Task prompt >>
List each line of the data that holds the word "this".

-- START OF Provided data --

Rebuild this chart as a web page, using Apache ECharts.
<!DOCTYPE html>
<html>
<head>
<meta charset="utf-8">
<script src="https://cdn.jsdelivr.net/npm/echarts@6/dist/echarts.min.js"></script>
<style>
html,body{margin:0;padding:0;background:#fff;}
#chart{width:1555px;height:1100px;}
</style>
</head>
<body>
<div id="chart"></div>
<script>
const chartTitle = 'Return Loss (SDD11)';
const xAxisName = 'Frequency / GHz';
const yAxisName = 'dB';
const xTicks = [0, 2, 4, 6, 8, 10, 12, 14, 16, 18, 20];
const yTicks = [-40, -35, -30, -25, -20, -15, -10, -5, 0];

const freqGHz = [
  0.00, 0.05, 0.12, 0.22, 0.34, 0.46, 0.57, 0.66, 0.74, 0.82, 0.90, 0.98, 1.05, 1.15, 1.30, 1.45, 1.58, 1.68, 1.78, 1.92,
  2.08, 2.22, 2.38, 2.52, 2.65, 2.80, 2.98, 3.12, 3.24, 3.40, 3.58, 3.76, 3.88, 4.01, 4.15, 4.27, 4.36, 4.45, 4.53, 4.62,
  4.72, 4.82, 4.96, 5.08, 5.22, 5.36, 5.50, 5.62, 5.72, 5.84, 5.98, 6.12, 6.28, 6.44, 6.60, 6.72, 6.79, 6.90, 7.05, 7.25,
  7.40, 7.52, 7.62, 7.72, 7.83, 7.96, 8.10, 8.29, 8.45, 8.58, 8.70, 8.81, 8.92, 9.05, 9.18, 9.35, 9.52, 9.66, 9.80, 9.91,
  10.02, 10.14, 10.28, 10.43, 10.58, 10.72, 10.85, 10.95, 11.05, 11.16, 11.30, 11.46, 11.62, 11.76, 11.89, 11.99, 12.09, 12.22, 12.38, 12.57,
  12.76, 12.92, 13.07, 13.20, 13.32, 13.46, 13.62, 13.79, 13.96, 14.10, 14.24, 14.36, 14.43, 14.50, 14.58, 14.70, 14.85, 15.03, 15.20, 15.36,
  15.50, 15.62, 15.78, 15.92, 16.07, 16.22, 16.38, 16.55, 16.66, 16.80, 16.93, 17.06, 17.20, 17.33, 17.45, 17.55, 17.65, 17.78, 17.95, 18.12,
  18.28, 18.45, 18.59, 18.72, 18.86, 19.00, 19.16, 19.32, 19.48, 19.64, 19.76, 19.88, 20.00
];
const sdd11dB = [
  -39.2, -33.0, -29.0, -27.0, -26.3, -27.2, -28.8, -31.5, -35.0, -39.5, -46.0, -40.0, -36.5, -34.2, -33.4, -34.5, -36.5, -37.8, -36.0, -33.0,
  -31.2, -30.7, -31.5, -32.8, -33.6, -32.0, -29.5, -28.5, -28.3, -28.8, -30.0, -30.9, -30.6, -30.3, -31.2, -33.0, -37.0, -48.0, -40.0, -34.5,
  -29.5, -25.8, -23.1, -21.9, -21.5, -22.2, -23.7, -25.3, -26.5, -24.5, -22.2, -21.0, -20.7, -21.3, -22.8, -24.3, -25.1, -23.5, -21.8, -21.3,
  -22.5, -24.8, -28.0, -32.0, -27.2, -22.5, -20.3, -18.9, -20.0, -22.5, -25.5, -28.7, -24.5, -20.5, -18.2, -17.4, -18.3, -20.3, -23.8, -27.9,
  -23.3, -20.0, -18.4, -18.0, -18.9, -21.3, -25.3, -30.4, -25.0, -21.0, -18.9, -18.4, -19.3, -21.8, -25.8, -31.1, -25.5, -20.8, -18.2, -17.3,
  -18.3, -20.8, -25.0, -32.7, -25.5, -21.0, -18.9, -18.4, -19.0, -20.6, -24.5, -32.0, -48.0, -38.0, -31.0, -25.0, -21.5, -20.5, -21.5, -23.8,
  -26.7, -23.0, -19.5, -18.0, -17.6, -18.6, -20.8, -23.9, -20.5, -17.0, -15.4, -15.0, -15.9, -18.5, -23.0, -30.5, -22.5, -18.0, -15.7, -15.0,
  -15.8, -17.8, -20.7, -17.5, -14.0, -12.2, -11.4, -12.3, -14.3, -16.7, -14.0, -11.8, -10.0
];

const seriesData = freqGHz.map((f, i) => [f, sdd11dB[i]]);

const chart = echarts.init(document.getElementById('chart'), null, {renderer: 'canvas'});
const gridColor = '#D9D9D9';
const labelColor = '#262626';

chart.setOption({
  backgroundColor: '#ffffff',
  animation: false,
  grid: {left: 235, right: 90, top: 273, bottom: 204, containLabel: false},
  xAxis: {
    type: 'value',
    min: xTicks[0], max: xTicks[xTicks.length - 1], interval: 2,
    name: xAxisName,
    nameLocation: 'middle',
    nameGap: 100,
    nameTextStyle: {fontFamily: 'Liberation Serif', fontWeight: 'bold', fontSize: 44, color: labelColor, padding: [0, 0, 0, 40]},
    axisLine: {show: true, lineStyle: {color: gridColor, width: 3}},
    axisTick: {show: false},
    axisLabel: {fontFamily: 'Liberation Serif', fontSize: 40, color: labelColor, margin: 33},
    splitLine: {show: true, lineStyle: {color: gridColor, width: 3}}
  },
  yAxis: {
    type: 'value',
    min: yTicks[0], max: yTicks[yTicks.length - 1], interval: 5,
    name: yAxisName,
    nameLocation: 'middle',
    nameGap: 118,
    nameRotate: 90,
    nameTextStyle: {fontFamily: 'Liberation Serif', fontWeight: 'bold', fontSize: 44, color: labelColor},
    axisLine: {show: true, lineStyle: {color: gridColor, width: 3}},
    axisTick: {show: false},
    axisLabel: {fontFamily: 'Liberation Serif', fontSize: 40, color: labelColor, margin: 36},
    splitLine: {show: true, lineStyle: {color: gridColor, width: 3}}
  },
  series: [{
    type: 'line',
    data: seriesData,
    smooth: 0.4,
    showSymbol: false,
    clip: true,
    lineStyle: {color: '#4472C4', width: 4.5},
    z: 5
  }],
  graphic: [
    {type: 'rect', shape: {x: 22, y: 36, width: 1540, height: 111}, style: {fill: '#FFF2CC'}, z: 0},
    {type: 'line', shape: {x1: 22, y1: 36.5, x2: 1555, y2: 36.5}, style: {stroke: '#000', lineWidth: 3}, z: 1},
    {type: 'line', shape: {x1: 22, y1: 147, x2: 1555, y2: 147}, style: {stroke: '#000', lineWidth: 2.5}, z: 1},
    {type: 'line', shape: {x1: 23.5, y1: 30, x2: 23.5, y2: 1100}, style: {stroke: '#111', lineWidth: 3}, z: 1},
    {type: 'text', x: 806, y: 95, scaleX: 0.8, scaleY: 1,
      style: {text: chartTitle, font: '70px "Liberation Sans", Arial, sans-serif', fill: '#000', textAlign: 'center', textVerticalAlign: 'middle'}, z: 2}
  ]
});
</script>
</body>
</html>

-- END OF Provided data --
-- START OF Provided data --

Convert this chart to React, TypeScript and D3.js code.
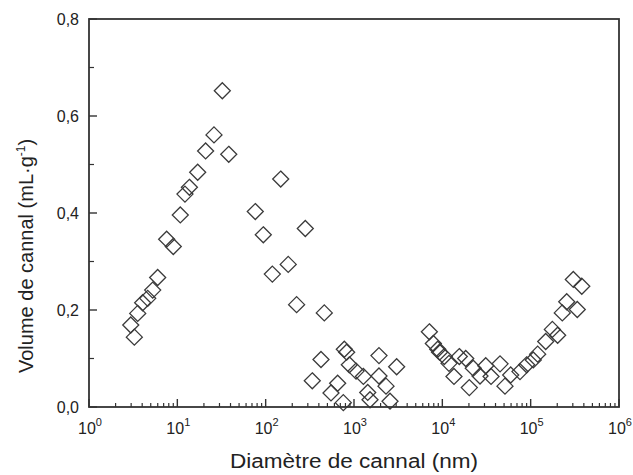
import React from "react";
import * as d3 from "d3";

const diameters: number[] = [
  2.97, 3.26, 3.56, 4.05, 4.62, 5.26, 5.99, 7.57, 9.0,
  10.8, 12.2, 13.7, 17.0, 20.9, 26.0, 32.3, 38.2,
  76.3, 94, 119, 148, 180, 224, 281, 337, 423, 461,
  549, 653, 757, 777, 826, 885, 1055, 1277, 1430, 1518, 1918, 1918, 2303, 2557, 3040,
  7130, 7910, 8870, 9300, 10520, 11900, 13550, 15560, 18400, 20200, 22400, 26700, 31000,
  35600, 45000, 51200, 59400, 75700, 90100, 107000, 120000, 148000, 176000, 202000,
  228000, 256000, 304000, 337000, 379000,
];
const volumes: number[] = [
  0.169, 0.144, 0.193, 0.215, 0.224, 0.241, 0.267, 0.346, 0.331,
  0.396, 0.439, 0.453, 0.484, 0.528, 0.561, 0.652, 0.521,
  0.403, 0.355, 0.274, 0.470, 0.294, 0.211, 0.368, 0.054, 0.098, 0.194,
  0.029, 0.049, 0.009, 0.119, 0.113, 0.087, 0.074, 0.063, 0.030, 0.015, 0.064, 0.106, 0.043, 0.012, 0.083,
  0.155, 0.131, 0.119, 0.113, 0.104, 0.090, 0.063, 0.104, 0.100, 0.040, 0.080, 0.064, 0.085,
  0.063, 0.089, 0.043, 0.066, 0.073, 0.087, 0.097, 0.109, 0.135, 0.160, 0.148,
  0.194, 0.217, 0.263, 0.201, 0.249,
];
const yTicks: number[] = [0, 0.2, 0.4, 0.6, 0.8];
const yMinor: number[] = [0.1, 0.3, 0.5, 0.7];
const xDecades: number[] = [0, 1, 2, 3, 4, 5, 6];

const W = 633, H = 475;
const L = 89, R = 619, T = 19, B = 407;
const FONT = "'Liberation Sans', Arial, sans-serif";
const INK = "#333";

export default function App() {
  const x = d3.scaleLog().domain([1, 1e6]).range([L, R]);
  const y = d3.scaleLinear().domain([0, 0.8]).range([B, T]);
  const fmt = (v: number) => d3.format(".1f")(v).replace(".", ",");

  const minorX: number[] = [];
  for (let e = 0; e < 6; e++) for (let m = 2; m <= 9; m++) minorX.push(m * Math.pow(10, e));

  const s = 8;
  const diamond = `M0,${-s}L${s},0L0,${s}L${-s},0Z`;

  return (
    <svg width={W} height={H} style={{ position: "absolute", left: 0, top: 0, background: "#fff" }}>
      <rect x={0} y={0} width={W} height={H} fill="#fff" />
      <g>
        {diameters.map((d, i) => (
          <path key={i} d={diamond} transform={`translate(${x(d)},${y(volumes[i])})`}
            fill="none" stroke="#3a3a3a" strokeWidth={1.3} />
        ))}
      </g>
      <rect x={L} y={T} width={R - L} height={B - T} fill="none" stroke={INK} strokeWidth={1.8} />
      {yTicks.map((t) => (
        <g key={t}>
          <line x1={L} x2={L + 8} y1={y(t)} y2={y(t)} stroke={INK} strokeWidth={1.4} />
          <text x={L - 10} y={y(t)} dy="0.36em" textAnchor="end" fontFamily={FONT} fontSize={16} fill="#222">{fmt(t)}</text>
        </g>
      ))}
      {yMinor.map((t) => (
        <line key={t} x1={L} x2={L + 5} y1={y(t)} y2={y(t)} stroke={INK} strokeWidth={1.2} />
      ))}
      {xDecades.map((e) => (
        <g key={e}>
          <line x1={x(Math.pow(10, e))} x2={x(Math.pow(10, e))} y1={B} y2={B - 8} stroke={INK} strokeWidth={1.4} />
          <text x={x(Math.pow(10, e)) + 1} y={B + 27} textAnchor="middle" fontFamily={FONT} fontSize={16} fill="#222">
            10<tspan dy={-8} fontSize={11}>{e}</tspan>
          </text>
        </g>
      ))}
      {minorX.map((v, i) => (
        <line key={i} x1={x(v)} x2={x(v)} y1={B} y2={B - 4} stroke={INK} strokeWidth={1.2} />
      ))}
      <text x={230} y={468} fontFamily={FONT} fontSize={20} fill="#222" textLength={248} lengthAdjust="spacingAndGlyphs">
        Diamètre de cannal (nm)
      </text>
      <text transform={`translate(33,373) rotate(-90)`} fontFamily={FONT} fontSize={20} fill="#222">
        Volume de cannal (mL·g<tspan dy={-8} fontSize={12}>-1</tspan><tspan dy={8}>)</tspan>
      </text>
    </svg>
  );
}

-- END OF Provided data --

Answer to the problem >>
Rebuild this chart as a web page, using Apache ECharts.
Convert this chart to React, TypeScript and D3.js code.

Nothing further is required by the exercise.